In een politieorganisatie werkten we langdurig met een grote groep inspecteurs (teamleiders) en leerden hen opvattingen en normen van medewerkers in hun teams te beïnvloeden. Het effect was groot en hield lang aan. Zelfs (in mijn ogen) rare voorschriften, zoals het dragen van een pet op de scooter (die waait af) hielden langer stand dan ik vooraf had verwacht, omdat de geïnternaliseerde overtuiging was dat een agent er representatief uit moest zien (en een pet moest dragen) om invloed te hebben. Juist in een organisatie waar goed en fout, mag wel/mag niet, straffen en belonen een belangrijke plaats inneemt, is dat een opmerkelijk feit.
De crux is dat leidinggevenden zich gaan realiseren dat er twee elementen zijn in hun functie: het managen en het leidinggeven. Management is het regelwerk, zorgen dat de randvoorwaarden zijn vervuld en alle formele zaken op orde zijn. De roosters en werkprocessen kloppen, niemand maakt te veel uren, in de zomer is de formatie op peil en een vacature is opengesteld. Leidinggeven is beïnvloeding en interveniëren op wat je ziet en hoort. Dat gaat het beste door vragen te stellen. “Het valt me op dat je al lang in dit projectteam zit, wat is daar de reden van want de meeste collega’s wisselen na een half jaar of korter.” Door te blijven vragen worden lagen onder het directe gedrag zichtbaar en kunnen ze worden beïnvloed door daarop in te gaan: “Jij geeft nu aan dat leuke collega’s de reden zijn om in dit team te blijven. Dat snap ik. Waarom is dat belangrijk voor je?”
Op deze manier worden opvattingen besproken en zo nodig ter discussie gesteld zonder ze direct te bestrijden. De kans is daardoor groot dat ze zich ontwikkelen richting een gemeenschappelijke norm. Voorwaarde is dat een leidinggevende veel gesprekken voert, gepland en niet gepland, en zich goed ontwikkelt in het maken van dat type interventies. Dat lijkt eenvoudig, maar is het (is onze ervaring) in de praktijk allerminst. Leidinggevenden worden vaak geselecteerd op eigenschappen als extraversie, zijn gewend ergens een mening over te moeten hebben en zijn getraind in aanspreken wat meestal iets betekent als zeggen wat je ervan vindt. Dat is een hele andere benadering dan hierboven geschetst.
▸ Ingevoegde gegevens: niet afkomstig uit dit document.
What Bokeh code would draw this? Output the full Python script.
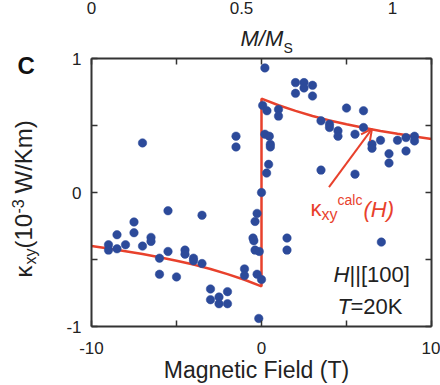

Als opvattingen en normen zich eenmaal beginnen te settelen, is leidinggeven op afstand niet complex. De opvattingen en normen zijn geïmplementeerd en regelmatig online contact is voldoende.
Dat regelmatige contact vindt nu ook plaats tussen leidinggevenden en medewerkers die elkaar niet tegenkomen op de werkvloer. Maar als je nu moet beginnen met het beïnvloeden van de opvattingen van je medewerkers, ben je wel aan de late kant.